The problem:
Write each line of the material exactly as given, from the top through the line that contains "color='#6a6a6a', va='center', ha='left')", and omit all pictures.

Extracted records:
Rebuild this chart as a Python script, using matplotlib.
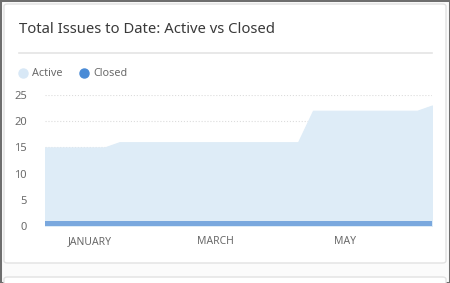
import matplotlib.pyplot as plt
from matplotlib.patches import FancyBboxPatch, Rectangle
import pandas as pd

plt.rcParams['font.family'] = ['Noto Sans', 'DejaVu Sans']

# --- datos (semanales) ---
fechas = pd.date_range('2018-12-11', periods=27, freq='7D')
activos = [15, 15, 15, 15, 15,
           16, 16, 16, 16, 16, 16, 16, 16, 16, 16, 16, 16, 16,
           22, 22, 22, 22, 22, 22, 22, 22,
           23]
cerrados = [1] * 27
meses = ['2019-01-01', '2019-03-01', '2019-05-01']
etiquetas_mes = ['JANUARY', 'MARCH', 'MAY']

col_activo = '#deecf7'
col_cerrado = '#7aa8de'
col_cerrado_dot = '#4a8bd6'

W, H = 450, 283
fig = plt.figure(figsize=(W / 100, H / 100), dpi=100, facecolor='#fbfbfb')

def fx(px):
    return px / W

def fy(py):
    return 1 - py / H

# marco exterior y tarjetas (detrás de los ejes)
fig.patches.append(Rectangle((0, 0), 1, 1, transform=fig.transFigure, zorder=-2,
                             fill=False, edgecolor='#6e6e6e', lw=2.2))
for (x0, y0, x1, y1) in [(4, 4, 446, 263), (4, 277, 446, 300)]:
    fig.patches.append(FancyBboxPatch((fx(x0), fy(y1)), fx(x1 - x0), (y1 - y0) / H,
                                      boxstyle='round,pad=0,rounding_size=0.008',
                                      transform=fig.transFigure, facecolor='white',
                                      edgecolor='#e2e2e2', lw=1.0, zorder=-1))

fig.text(fx(19), fy(29), 'Total Issues to Date: Active vs Closed',
         fontsize=10.7, color='#3a3a3a', va='center', ha='left')
fig.add_artist(plt.Line2D([fx(19), fx(432)], [fy(53), fy(53)],
                          transform=fig.transFigure, color='#e4e4e4', lw=1.2))

# leyenda
for cx, tx, lab, c in [(23, 32, 'Active', '#d8e8f6'), (84, 93, 'Closed', col_cerrado_dot)]:
    fig.add_artist(plt.Line2D([fx(cx)], [fy(73)], transform=fig.transFigure,
                              marker='o', markersize=6.5, color=c, lw=0))
    fig.text(fx(tx), fy(73), lab, fontsize=7.8, color='#6a6a6a', va='center', ha='left')

ax = fig.add_axes([fx(45), fy(226), fx(432 - 45), (226 - 95) / H])
ax.set_facecolor('none')
ax.set_axisbelow(True)
ax.fill_between(fechas, 0, activos, facecolor=col_activo, edgecolor=col_activo,
                lw=0.8, zorder=1)
ax.fill_between(fechas, 0, cerrados, color=col_cerrado, lw=0, zorder=2)

ax.set_xlim(fechas[0], fechas[-1])
ax.set_ylim(0, 25)
ax.set_yticks([0, 5, 10, 15, 20, 25])
ax.set_xticks(pd.to_datetime(meses))
ax.set_xticklabels(etiquetas_mes)
ax.grid(axis='y', linestyle=':', color='#dcdcdc', lw=0.8)
ax.grid(axis='x', visible=False)
ax.tick_params(axis='y', length=0, pad=13, labelsize=8, labelcolor='#6a6a6a')
ax.tick_params(axis='x', length=0, pad=7, labelsize=7.5, labelcolor='#6a6a6a')
for s in ax.spines.values():
    s.set_visible(False)

fig.savefig('out.png', dpi=100, facecolor=fig.get_facecolor())
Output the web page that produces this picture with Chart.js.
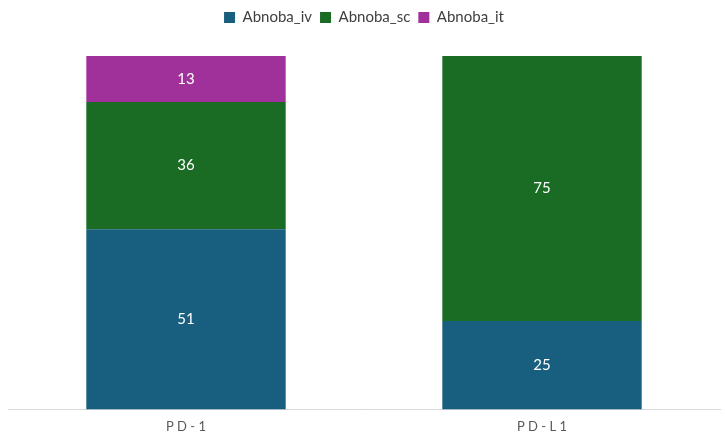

Task result:
Rebuild this chart as a Python script, using matplotlib.
import matplotlib.pyplot as plt
from matplotlib.patches import FancyBboxPatch, Rectangle
import pandas as pd

plt.rcParams['font.family'] = ['Noto Sans', 'DejaVu Sans']

# --- datos (semanales) ---
fechas = pd.date_range('2018-12-11', periods=27, freq='7D')
activos = [15, 15, 15, 15, 15,
           16, 16, 16, 16, 16, 16, 16, 16, 16, 16, 16, 16, 16,
           22, 22, 22, 22, 22, 22, 22, 22,
           23]
cerrados = [1] * 27
meses = ['2019-01-01', '2019-03-01', '2019-05-01']
etiquetas_mes = ['JANUARY', 'MARCH', 'MAY']

col_activo = '#deecf7'
col_cerrado = '#7aa8de'
col_cerrado_dot = '#4a8bd6'

W, H = 450, 283
fig = plt.figure(figsize=(W / 100, H / 100), dpi=100, facecolor='#fbfbfb')

def fx(px):
    return px / W

def fy(py):
    return 1 - py / H

# marco exterior y tarjetas (detrás de los ejes)
fig.patches.append(Rectangle((0, 0), 1, 1, transform=fig.transFigure, zorder=-2,
                             fill=False, edgecolor='#6e6e6e', lw=2.2))
for (x0, y0, x1, y1) in [(4, 4, 446, 263), (4, 277, 446, 300)]:
    fig.patches.append(FancyBboxPatch((fx(x0), fy(y1)), fx(x1 - x0), (y1 - y0) / H,
                                      boxstyle='round,pad=0,rounding_size=0.008',
                                      transform=fig.transFigure, facecolor='white',
                                      edgecolor='#e2e2e2', lw=1.0, zorder=-1))

fig.text(fx(19), fy(29), 'Total Issues to Date: Active vs Closed',
         fontsize=10.7, color='#3a3a3a', va='center', ha='left')
fig.add_artist(plt.Line2D([fx(19), fx(432)], [fy(53), fy(53)],
                          transform=fig.transFigure, color='#e4e4e4', lw=1.2))

# leyenda
for cx, tx, lab, c in [(23, 32, 'Active', '#d8e8f6'), (84, 93, 'Closed', col_cerrado_dot)]:
    fig.add_artist(plt.Line2D([fx(cx)], [fy(73)], transform=fig.transFigure,
                              marker='o', markersize=6.5, color=c, lw=0))
    fig.text(fx(tx), fy(73), lab, fontsize=7.8, color='#6a6a6a', va='center', ha='left')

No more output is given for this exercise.